Sur scène, une artiste réalise en direct une grande toile représentant une colombe s'envolant au-delà d'une forme bleu-blanc-rouge et des mots «Liberté, égalité, fraternité».

«Plus de discours»

Michel, un retraité arrageois de 77 ans, est venu car il a «des enfants enseignants et des petits-enfants lycéens et collégiens». «Il nous semble important de montrer notre soutien à la fois aux enseignants et à tous ceux qui sont menacés», souligne-t-il, accompagné de sa femme.

Depuis la mort de Dominique Bernard, il se dit «toujours inquiet» pour ses enfants, «mais il faut rester confiant en la République».

Venu en touriste de région parisienne, Philippe, retraité de 65 ans, souligne qu'"un peu de musique, un peu de danse, un peu de beauté dans cette période troublée, c'est toujours important» pour répondre à cette «atteinte à la République et à la laïcité».

«Il y a un an, la ville d'Arras basculait dans l'horreur», et «un an plus tard, nous sommes ensemble, toujours debout», a déclaré à la tribune le maire centriste de la ville Frédéric Leturque, ajoutant avoir «une pensée» pour Samuel Paty, enseignant également victime d'un attentat djihadiste il y a bientôt quatre ans.

Le maire est le seul à avoir pris la parole, malgré la présence de plusieurs membres du gouvernement, dont les ministres de la Justice Didier Migaud, de l'Intérieur Bruno Retailleau et de l'Education nationale Anne Genetet.

La ministre de la Transition écologique Agnès Pannier-Runacher, élue dans le Pas-de-Calais, l'ancien Premier ministre Gabriel Attal, le président de région Hauts-de-France Xavier Bertrand (LR) ou encore le député du Nord Ugo Bernalicis (LFI) étaient également dans les premiers rangs.

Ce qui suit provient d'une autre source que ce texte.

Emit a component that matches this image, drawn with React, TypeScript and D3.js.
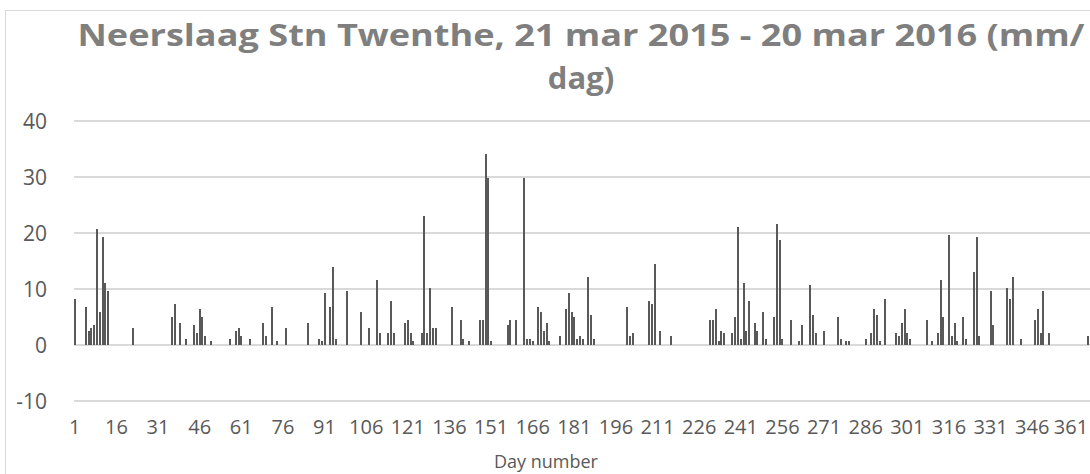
import React, { useEffect, useRef } from 'react';
import * as d3 from 'd3';

// dagen met neerslag (dagnummer) en hoeveelheid in mm
const wetDays = [
  1, 5, 6, 7, 8, 9, 10, 11, 12, 13, 22, 36, 37, 39, 41, 44, 45, 46, 47, 48,
  50, 57, 59, 60, 61, 64, 69, 70, 72, 74, 77, 85, 89, 90, 91, 93, 94, 95, 99, 104,
  107, 110, 111, 114, 115, 116, 120, 121, 122, 123, 126, 127, 128, 129, 130, 131, 137, 140, 141, 143,
  147, 148, 149, 150, 151, 157, 158, 160, 163, 164, 165, 166, 168, 169, 170, 171, 172, 176, 178, 179,
  180, 181, 182, 183, 184, 186, 187, 188, 200, 201, 202, 208, 209, 210, 212, 216, 230, 231, 232, 233,
  234, 235, 238, 239, 240, 241, 242, 243, 244, 246, 247, 249, 250, 253, 254, 255, 256, 259, 262, 263,
  266, 267, 268, 271, 276, 277, 279, 280, 286, 288, 289, 290, 291, 293, 297, 298, 299, 300, 301, 302,
  308, 310, 312, 313, 314, 316, 317, 318, 319, 321, 322, 325, 326, 327, 331, 332, 337, 338, 339, 342,
  347, 348, 349, 350, 352, 366,
];

const wetMm = [
  8.2, 6.8, 2.5, 3.0, 3.6, 20.7, 5.9, 19.3, 11.1, 9.6, 3.0, 5.0, 7.3, 3.9, 1.1, 3.6, 2.1, 6.4, 5.0, 1.6,
  0.7, 1.1, 2.5, 3.0, 1.6, 1.1, 3.9, 1.6, 6.8, 0.7, 3.0, 3.9, 1.1, 0.7, 9.3, 6.8, 13.9, 1.1, 9.6, 5.9,
  3.0, 11.6, 2.1, 2.1, 7.9, 2.1, 3.9, 4.5, 2.1, 0.7, 2.1, 23.0, 2.1, 10.2, 3.0, 3.0, 6.8, 4.5, 1.1, 0.7,
  4.5, 4.5, 34.1, 29.8, 0.7, 3.6, 4.5, 4.5, 29.8, 1.1, 1.1, 0.7, 6.8, 5.9, 2.5, 3.9, 0.7, 1.6, 6.4, 9.3,
  5.9, 5.0, 1.1, 1.6, 1.1, 12.1, 5.4, 1.1, 6.8, 1.6, 2.1, 7.9, 7.3, 14.5, 2.5, 1.6, 4.5, 4.5, 6.4, 0.7,
  2.5, 2.1, 2.1, 5.0, 21.1, 1.1, 11.1, 2.5, 7.9, 3.9, 2.5, 5.9, 1.1, 5.0, 21.6, 18.8, 1.1, 4.5, 0.7, 3.6,
  10.7, 5.4, 2.1, 2.5, 5.0, 1.1, 0.7, 0.7, 1.1, 2.1, 6.4, 5.4, 0.7, 8.2, 2.1, 1.6, 3.9, 6.4, 2.1, 1.1,
  4.5, 0.7, 2.1, 11.6, 5.0, 19.6, 1.6, 3.9, 0.7, 5.0, 1.1, 13.0, 19.3, 1.6, 9.6, 3.6, 10.2, 8.2, 12.1, 1.1,
  4.5, 6.4, 2.1, 9.6, 2.1, 1.6,
];

const yTicks = [-10, 0, 10, 20, 30, 40];
const xTickDays = [1, 16, 31, 46, 61, 76, 91, 106, 121, 136, 151, 166, 181, 196, 211, 226, 241, 256, 271, 286, 301, 316, 331, 346, 361];

const titleLines = ['Neerslaag Stn Twenthe, 21 mar 2015 - 20 mar 2016 (mm/', 'dag)'];
const xTitle = 'Day number';

const App = () => {
  const chartRef = useRef<SVGSVGElement>(null);

  useEffect(() => {
    const width = 1090;
    const height = 474;
    const font = "'Open Sans', 'DejaVu Sans', sans-serif";
    const margin = { left: 73.4, right: 1089.1, top: 121, bottom: 401 };

    const days = d3.range(1, 367);
    const lookup = new Map(wetDays.map((d, i) => [d, wetMm[i]]));
    const data = days.map((d) => ({ day: d, mm: lookup.get(d) ?? 0 }));

    const svg = d3.select(chartRef.current);
    svg.selectAll('*').remove();
    svg.attr('width', width).attr('height', height);

    svg.append('rect').attr('width', width).attr('height', height).attr('fill', '#ffffff');

    // kader van de grafiek
    svg
      .append('rect')
      .attr('x', 5.5)
      .attr('y', 10.5)
      .attr('width', 1200)
      .attr('height', 600)
      .attr('fill', 'none')
      .attr('stroke', '#d9d9d9')
      .attr('stroke-width', 1);

    const x = d3
      .scaleBand<number>()
      .domain(days)
      .range([margin.left, margin.right])
      .paddingInner(0.28)
      .paddingOuter(0.14);

    const y = d3.scaleLinear().domain([-10, 40]).range([margin.bottom, margin.top]);

    // rasterlijnen
    svg
      .append('g')
      .selectAll('line')
      .data(yTicks)
      .join('line')
      .attr('x1', 74)
      .attr('x2', width)
      .attr('y1', (d) => y(d))
      .attr('y2', (d) => y(d))
      .attr('stroke', '#d9d9d9')
      .attr('stroke-width', 2);

    // staven
    svg
      .append('g')
      .attr('shape-rendering', 'crispEdges')
      .selectAll('rect')
      .data(data.filter((d) => d.mm > 0))
      .join('rect')
      .attr('x', (d) => x(d.day) as number)
      .attr('width', x.bandwidth())
      .attr('y', (d) => y(d.mm))
      .attr('height', (d) => y(0) - y(d.mm))
      .attr('fill', '#595959');

    // y-as labels
    svg
      .append('g')
      .selectAll('text')
      .data(yTicks)
      .join('text')
      .attr('x', 47)
      .attr('y', (d) => y(d))
      .attr('dy', '0.36em')
      .attr('text-anchor', 'end')
      .style('font-family', font)
      .style('font-size', '21px')
      .style('fill', '#595959')
      .text((d) => d);

    // x-as labels (laatste label tegen de rand)
    svg
      .append('g')
      .selectAll('text')
      .data(xTickDays)
      .join('text')
      .attr('x', (d) => Math.min((x(d) as number) + x.bandwidth() / 2, 1071))
      .attr('y', 434)
      .attr('text-anchor', 'middle')
      .style('font-family', font)
      .style('font-size', '20px')
      .style('fill', '#595959')
      .text((d) => d);

    svg
      .append('text')
      .attr('x', 546)
      .attr('y', 468)
      .attr('text-anchor', 'middle')
      .style('font-family', font)
      .style('font-size', '18px')
      .style('fill', '#595959')
      .text(xTitle);

    // titel, twee regels
    const title = svg
      .append('text')
      .attr('text-anchor', 'middle')
      .style('font-family', font)
      .style('font-size', '31px')
      .style('font-weight', 'bold')
      .style('fill', '#7f7f7f');

    title
      .selectAll('tspan')
      .data(titleLines)
      .join('tspan')
      .attr('x', 581)
      .attr('y', (d, i) => 46 + i * 43)
      .attr('textLength', (d, i) => (i === 0 ? 1007 : null))
      .attr('lengthAdjust', 'spacingAndGlyphs')
      .text((d) => d);
  }, []);

  return (
    <div style={{ position: 'absolute', left: 0, top: 0 }}>
      <svg ref={chartRef}></svg>
    </div>
  );
};

export default App;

«Je ne veux plus de discours. A quoi bon? Tout a été dit», a expliqué Isabelle Bernard dans un entretien au Monde. «Il est hors de question» qu'il y ait une récupération politique, a-t-elle dit à La Voix du Nord, dans une autre interview également parue samedi.

«Quelle plus belle réponse que des musiciens, des comédiens, des danseurs», continue-t-elle dans La Voix du Nord, en soulignant que les autres victimes du 13 octobre 2023 «ont aussi participé, par leurs idées, à construire cet hommage». Un autre professeur et deux agents de la cité scolaire avaient été blessés dans l'attaque.

«Amoureux de la littérature»

Dominique Bernard avait enseigné pendant 25 ans au sein de l'établissement où il a trouvé la mort. «Amoureux de la littérature, il aimait transmettre cet amour à ses élèves», se souvient sa soeur Emmanuelle Delatte dans un entretien à l'hebdomadaire chrétien Le Pèlerin, paru mercredi.

Une minute de silence sera observée lundi dans les collèges et lycées de France en hommage à Dominique Bernard et Samuel Paty, professeur d'histoire-géographie également assassiné par un jeune islamiste radicalisé le 16 octobre 2020, à Conflans-Sainte-Honorine (Yvelines).

Lorsqu'ils avaient appris l'assassinat de Samuel Paty, Isabelle Bernard se souvient que son mari et elle-même avaient pris «conscience de (leur) vulnérabilité». «Qui sera le prochain? Parce qu'il y en aura un», lui avait-elle dit.